→ **TASK GOAL**
Locate all lines with the word "this". Copy them.

[Records from a dataset]
-.-.-

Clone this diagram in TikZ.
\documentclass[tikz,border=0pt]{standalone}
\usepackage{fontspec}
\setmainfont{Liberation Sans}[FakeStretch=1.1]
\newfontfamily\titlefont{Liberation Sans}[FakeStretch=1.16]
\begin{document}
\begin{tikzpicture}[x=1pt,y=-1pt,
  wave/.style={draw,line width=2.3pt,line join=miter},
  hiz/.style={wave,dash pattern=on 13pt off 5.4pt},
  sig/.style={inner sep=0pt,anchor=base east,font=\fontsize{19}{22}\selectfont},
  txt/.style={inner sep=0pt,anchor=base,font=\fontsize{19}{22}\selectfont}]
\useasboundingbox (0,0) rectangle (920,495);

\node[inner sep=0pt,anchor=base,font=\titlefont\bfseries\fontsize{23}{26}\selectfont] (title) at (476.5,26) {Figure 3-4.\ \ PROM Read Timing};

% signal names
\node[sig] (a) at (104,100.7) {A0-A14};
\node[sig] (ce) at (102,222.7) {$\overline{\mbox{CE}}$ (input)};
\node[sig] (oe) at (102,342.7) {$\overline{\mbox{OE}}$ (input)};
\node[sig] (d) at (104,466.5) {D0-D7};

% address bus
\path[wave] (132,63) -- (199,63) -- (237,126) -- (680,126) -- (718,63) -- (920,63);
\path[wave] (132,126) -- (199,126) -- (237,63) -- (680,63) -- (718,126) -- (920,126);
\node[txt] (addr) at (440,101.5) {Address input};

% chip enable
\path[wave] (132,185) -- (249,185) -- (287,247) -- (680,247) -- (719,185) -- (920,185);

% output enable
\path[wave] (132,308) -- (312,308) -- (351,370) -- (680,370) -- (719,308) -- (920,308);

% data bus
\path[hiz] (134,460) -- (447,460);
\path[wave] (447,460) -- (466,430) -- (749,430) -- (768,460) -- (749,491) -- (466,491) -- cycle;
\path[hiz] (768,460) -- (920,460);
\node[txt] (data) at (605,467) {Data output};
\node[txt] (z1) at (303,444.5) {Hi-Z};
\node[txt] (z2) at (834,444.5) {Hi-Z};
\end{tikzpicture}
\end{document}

-.-.-

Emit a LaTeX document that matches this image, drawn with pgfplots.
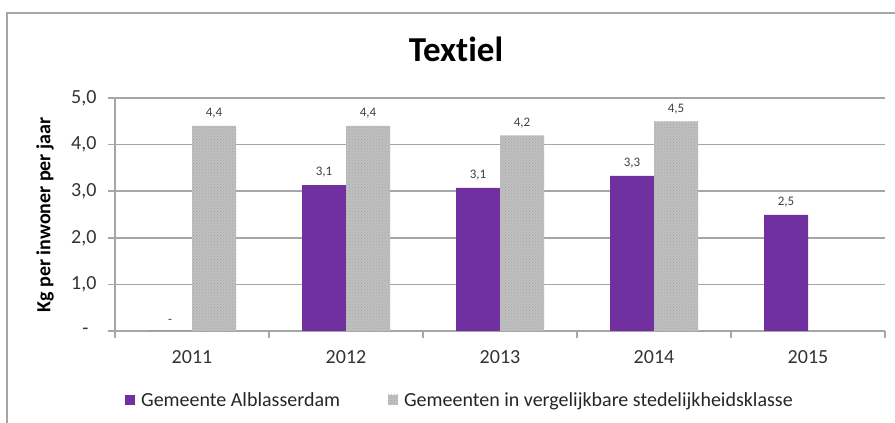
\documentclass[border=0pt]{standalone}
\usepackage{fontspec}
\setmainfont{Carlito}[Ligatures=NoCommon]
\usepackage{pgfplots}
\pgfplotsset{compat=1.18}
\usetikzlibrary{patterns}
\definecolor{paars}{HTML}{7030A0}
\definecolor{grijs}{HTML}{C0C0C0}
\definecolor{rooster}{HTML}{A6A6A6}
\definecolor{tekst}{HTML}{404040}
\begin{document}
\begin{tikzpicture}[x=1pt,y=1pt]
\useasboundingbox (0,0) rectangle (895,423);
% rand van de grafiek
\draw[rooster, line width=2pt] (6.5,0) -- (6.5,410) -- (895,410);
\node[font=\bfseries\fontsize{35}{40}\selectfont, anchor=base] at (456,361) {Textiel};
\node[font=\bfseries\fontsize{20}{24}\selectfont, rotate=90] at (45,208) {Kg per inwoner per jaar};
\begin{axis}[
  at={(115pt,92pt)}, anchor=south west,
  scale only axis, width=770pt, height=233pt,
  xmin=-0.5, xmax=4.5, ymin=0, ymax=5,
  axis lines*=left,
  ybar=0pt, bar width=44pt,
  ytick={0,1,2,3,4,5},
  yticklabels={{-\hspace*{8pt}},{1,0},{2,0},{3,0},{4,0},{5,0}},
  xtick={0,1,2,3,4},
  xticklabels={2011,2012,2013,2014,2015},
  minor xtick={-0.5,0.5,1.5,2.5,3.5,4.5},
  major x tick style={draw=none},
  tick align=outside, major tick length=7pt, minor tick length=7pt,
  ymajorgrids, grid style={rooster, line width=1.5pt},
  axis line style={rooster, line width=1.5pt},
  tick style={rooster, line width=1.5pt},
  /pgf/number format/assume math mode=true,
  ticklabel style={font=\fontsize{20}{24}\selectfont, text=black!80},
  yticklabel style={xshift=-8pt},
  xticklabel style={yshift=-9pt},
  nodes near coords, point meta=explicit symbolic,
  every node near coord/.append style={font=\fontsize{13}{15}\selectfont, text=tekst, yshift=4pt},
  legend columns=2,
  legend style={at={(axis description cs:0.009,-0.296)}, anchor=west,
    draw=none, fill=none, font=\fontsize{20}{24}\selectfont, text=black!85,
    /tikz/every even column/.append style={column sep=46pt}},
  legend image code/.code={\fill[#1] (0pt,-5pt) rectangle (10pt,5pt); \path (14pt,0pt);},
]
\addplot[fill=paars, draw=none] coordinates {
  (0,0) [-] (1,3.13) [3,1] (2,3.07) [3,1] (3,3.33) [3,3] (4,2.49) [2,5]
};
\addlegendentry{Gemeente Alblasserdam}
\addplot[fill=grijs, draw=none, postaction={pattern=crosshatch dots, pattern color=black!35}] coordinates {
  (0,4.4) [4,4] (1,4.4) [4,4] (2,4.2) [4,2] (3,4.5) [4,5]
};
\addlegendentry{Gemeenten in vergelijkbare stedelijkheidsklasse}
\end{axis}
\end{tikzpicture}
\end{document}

-.-.-

→ **TASK SOLUTION**
Clone this diagram in TikZ.
Emit a LaTeX document that matches this image, drawn with pgfplots.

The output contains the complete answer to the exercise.